Gli americani lasciarono Saigon due anni dopo il ritiro dal Paese, negoziato con un trattato di pace, mentre i talebani sono arrivati a Kabul con i marines ancora in campo. Nemmeno i Russi nel 1989 fecero una figura simile, perché il loro ritiro dall’Afghanistan fu ordinato e non una fuga. La gestione dell’intervento internazionale in Afghanistan era iniziata nel 2001 con i migliori auspici: sul terreno le forze che avevano sconfitto i talebani, dopo la martellante e decisiva campagna aerea occidentale, erano essenzialmente le forze dell’Alleanza del Nord, quindi forze afghane. Ma l’America di Bush, come detto, perse subito l’interesse e abbandonò l’Afghanistan a se’ stesso per una nuova guerra, in Iraq. E si perse l’occasione che avrebbe potuto cambiare il destino dell’Afghanistan, un Paese da far crescere economicamente e socialmente in primis, per offrirgli un destino diverso e salvaguardare anche i nostri interessi strategici. Le scelte furono totalmente diverse e quando si capì l’errore e si tornò a focalizzarsi sull’Afghanistan, fu fatto in una logica puramente militare, senza dare autonomia al governo locale che di fatto fu poco più di un protettorato americano.

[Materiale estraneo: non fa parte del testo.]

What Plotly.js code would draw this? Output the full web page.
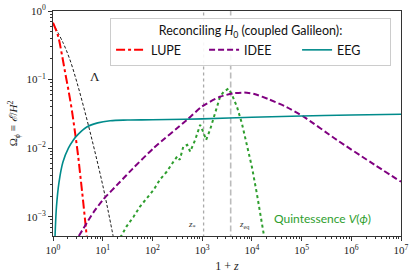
<!DOCTYPE html>
<html><head><meta charset="utf-8">
<script src="https://cdn.plot.ly/plotly-3.0.1.min.js"></script>
<style>html,body{margin:0;padding:0;background:#fff}#plot{width:416px;height:276px}</style>
</head><body><div id="plot"></div>
<script>
// Λ (black dashed)
const lambdaX = [1, 1.61, 2.20, 3.00, 4.07, 5.55, 7.57, 10.3, 13.0, 16.3];
const lambdaY = [0.66, 0.339, 0.193, 0.0933, 0.0417, 0.0174, 0.00692, 0.00263, 0.00117, 0.000513];
// LUPE (red dash-dot)
const lupeX = [1, 1.259, 1.496, 1.778, 2.042, 2.399, 2.773, 3.162, 3.548, 4.074, 4.764];
const lupeY = [0.676, 0.437, 0.24, 0.12, 0.0708, 0.0355, 0.017, 0.0083, 0.00398, 0.00158, 0.000525];
// IDEE (purple dashed)
const ideeX = [3.31, 6.46, 10.2, 22.4, 39.8, 105, 490, 1000, 2290, 4270, 7080, 11200, 22400, 50100, 110000, 513000, 2.4e6, 1e7];
const ideeY = [5.25e-4, 1.15e-3, 1.78e-3, 3.24e-3, 5.0e-3, 0.0100, 0.0257, 0.0407, 0.0562, 0.0631, 0.0646, 0.0617, 0.0513, 0.0398, 0.0288, 0.0132, 0.0063, 0.00324];
// EEG (teal solid)
const eegX = [1, 1.035, 1.096, 1.175, 1.318, 1.585, 2.042, 2.570, 3.162, 4.786, 7.94, 14.1, 31.6, 100, 1000, 1e4, 1e5, 1e6, 1e7];
const eegY = [1e-5, 2.0e-4, 5.1e-4, 1.41e-3, 3.16e-3, 6.3e-3, 0.0100, 0.0132, 0.0158, 0.0204, 0.0234, 0.0251, 0.0257, 0.0260, 0.0268, 0.0282, 0.0295, 0.0305, 0.0313];
// Quintessence V(phi) (green dotted)
const quintX = [22.4, 24.0, 30.2, 41.7, 56.2, 76.7, 105, 141, 195, 263, 316, 355, 417, 501, 575, 724, 912, 1047, 1202, 1445, 1820, 2291, 2692, 3388, 3981, 5012, 6310, 7943, 10000, 12589, 15849, 17783];
const quintY = [5.0e-4, 5.37e-4, 7.24e-4, 1.0e-3, 1.41e-3, 1.86e-3, 2.45e-3, 3.47e-3, 4.57e-3, 6.31e-3, 7.59e-3, 6.76e-3, 0.0105, 0.0112, 8.91e-3, 0.0132, 0.0219, 0.0174, 0.0132, 0.0186, 0.0324, 0.0562, 0.0661, 0.0741, 0.0603, 0.0403, 0.0229, 0.0117, 5.37e-3, 2.19e-3, 8.13e-4, 5.0e-4];
// reference epochs (1+z)
const zStar = 1070;
const zEq = 3750;
const yEdges = [1e-4, 1];
// ticks
const xTickVals = [1, 10, 100, 1e3, 1e4, 1e5, 1e6, 1e7];
const xTickText = ['10<sup>0</sup>','10<sup>1</sup>','10<sup>2</sup>','10<sup>3</sup>','10<sup>4</sup>','10<sup>5</sup>','10<sup>6</sup>','10<sup>7</sup>'];
const yTickVals = [1e-3, 1e-2, 1e-1, 1];
const yTickText = ['10<sup>−3</sup>','10<sup>−2</sup>','10<sup>−1</sup>','10<sup>0</sup>'];

function minors(lo, hi) {
  const out = [];
  for (let e = lo; e < hi; e++) for (let m = 2; m <= 9; m++) out.push(m * Math.pow(10, e));
  return out;
}

const traces = [
  {x: [zStar, zStar], y: yEdges, mode: 'lines', line: {color: '#aaaaaa', width: 1.3, dash: 'dot'}, showlegend: false, hoverinfo: 'skip'},
  {x: [zEq, zEq], y: yEdges, mode: 'lines', line: {color: '#bbbbbb', width: 1.6, dash: '6px,3px'}, showlegend: false, hoverinfo: 'skip'},
  {x: lambdaX, y: lambdaY, mode: 'lines', line: {color: '#000000', width: 0.9, dash: '3px,2px', shape: 'spline'}, showlegend: false},
  {x: quintX, y: quintY, mode: 'lines', line: {color: '#2e9e2e', width: 2, dash: 'dot'}, showlegend: false},
  {x: lupeX, y: lupeY, mode: 'lines', name: 'LUPE', line: {color: '#ff0000', width: 2, dash: 'dashdot', shape: 'spline'}},
  {x: ideeX, y: ideeY, mode: 'lines', name: 'IDEE', line: {color: '#800080', width: 2, dash: '6px,3px', shape: 'spline', smoothing: 0.6}},
  {x: eegX, y: eegY, mode: 'lines', name: 'EEG', line: {color: '#008b8b', width: 1.6, shape: 'spline'}}
];

const axFont = {family: 'Liberation Serif, DejaVu Serif, serif', size: 11, color: '#222'};
const legFont = {family: 'Lato, Open Sans, sans-serif', size: 12.5, color: '#111'};
const layout = {
  width: 416, height: 276,
  margin: {l: 53, r: 15, t: 11, b: 40},
  paper_bgcolor: '#fff', plot_bgcolor: '#fff',
  showlegend: true,
  legend: {
    orientation: 'h', x: 0.164, y: 0.969, xanchor: 'left', yanchor: 'top',
    bgcolor: 'rgba(255,255,255,0.9)', bordercolor: '#cccccc', borderwidth: 1,
    font: legFont,
    title: {text: 'Reconciling <i>H</i><sub>0</sub> (coupled Galileon):', side: 'top center', font: legFont},
    entrywidth: 48, itemwidth: 30, tracegroupgap: 0
  },
  xaxis: {
    type: 'log', range: [0, 7], showgrid: false, zeroline: false,
    showline: true, linecolor: '#333', linewidth: 1, mirror: true,
    ticks: 'outside', ticklen: 4, tickcolor: '#333',
    tickmode: 'array', tickvals: xTickVals, ticktext: xTickText, tickfont: axFont,
    minor: {tickmode: 'array', tickvals: minors(0, 7), ticks: 'outside', ticklen: 2, tickcolor: '#333'},
    title: {text: '1 + <i>z</i>', font: {family: 'Liberation Serif, serif', size: 12, color: '#222'}, standoff: 6}
  },
  yaxis: {
    type: 'log', range: [-3.28, 0], showgrid: false, zeroline: false,
    showline: true, linecolor: '#333', linewidth: 1, mirror: true,
    ticks: 'outside', ticklen: 4, tickcolor: '#333',
    tickmode: 'array', tickvals: yTickVals, ticktext: yTickText, tickfont: axFont,
    minor: {tickmode: 'array', tickvals: minors(-4, 0), ticks: 'outside', ticklen: 2, tickcolor: '#333'},
    title: {text: 'Ω<sub><i>ϕ</i></sub> ≡ <i>ℰ</i>/<i>H</i><sup>2</sup>', font: {family: 'Liberation Serif, serif', size: 11, color: '#222'}, standoff: 6}
  },
  annotations: [
    {x: Math.log10(7.0), y: Math.log10(0.11), xref: 'x', yref: 'y', text: 'Λ', showarrow: false,
     font: {family: 'Liberation Serif, serif', size: 13, color: '#222'}},
    {x: Math.log10(620), y: Math.log10(7.8e-4), xref: 'x', yref: 'y', text: '<i>z</i><sub>*</sub>', showarrow: false,
     font: {family: 'Liberation Serif, serif', size: 9, color: '#333'}},
    {x: Math.log10(7000), y: Math.log10(7.8e-4), xref: 'x', yref: 'y', text: '<i>z</i><sub>eq</sub>', showarrow: false,
     font: {family: 'Liberation Serif, serif', size: 9, color: '#333'}},
    {x: Math.log10(26000), y: Math.log10(9.5e-4), xref: 'x', yref: 'y', xanchor: 'left', text: 'Quintessence <i>V</i>(<i>ϕ</i>)', showarrow: false,
     font: {family: 'Lato, Open Sans, sans-serif', size: 12, color: '#2e9e2e'}}
  ]
};
Plotly.newPlot('plot', traces, layout, {displayModeBar: false, staticPlot: true});
</script></body></html>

Non si è capito il Paese, nella sua estrema complessità e si sono applicate soluzioni semplici, che prendevano a modello l’Occidente e come tali non potevano funzionare. Invece, di aiutare il Paese economicamente, educando, creando sviluppo e convincendo gli afghani che l’Occidente e la modernità erano un’ opzione possibile (applicata anche in altri Paesi islamici) per uscire da una povertà secolare e un sottosviluppo profondo, si sono scelte le armi, e anche qui, in maniera non adeguata. Il risultato è che l’Occidente è diventato il soggetto che bombardava e uccideva gli afghani. L’occupante, e gli occupanti hanno, prima o poi, il destino segnato in Afghanistan. Si è replicato lo scenario del fallimento iraniano di fronte all’Isis vittorioso a Mosul nel 2014. Non si è posto un freno alla corruzione, non si è fermata la crescente diserzione nell’esercito, diventato sempre più debole. E su questo occorre ricordare come le forze armate in campo dipendessero dai contractor occidentali, per armamento e manutenzione, senza effettivo controllo. E tanto più forte fu lo spreco di ingenti finanziamenti e l’utilizzo senza controllo, tanto più forte si alimentò la corruzione.
Sotto il profilo del costume, non si comprese come l’emancipazione delle donne, fosse un processo da gestire con attenzione, senza che apparisse come imposto dall’occupante. Lo stesso popolo afghano mal sopportò la liberalizzazione, nei bar e ristoranti, dell’alcol e i prezzi delle locazioni aumentarono a dismisura, per i dollari degli stranieri, con estromissione della classe media afghana. Insomma, nulla che consentisse ed agevolasse il cambiamento, mentre il movimento talebano si riorganizzava ed oggi, a nemico fuggitivo, occupa con violenza che conoscevamo, ma non abbiamo impedito. E per vent’anni si è combattuta una guerra inutile, persa da 350mila uomini con il supporto dell’aviazione, che si sono arresi dopo dieci giorni di combattimento con 75mila studenti coranici senza nemmeno l’elmetto. La conclusione è la conferma che dovunque gli Usa sono intervenuti, i Paesi sono diventati caotici, poveri dei disastri hobbesiani: Libano, Iraq, Siria, Afghanistan, Somalia, Haiti, Panama!! Le democrazie non si esportano, ma si aiutano a crescere e consolidarsi.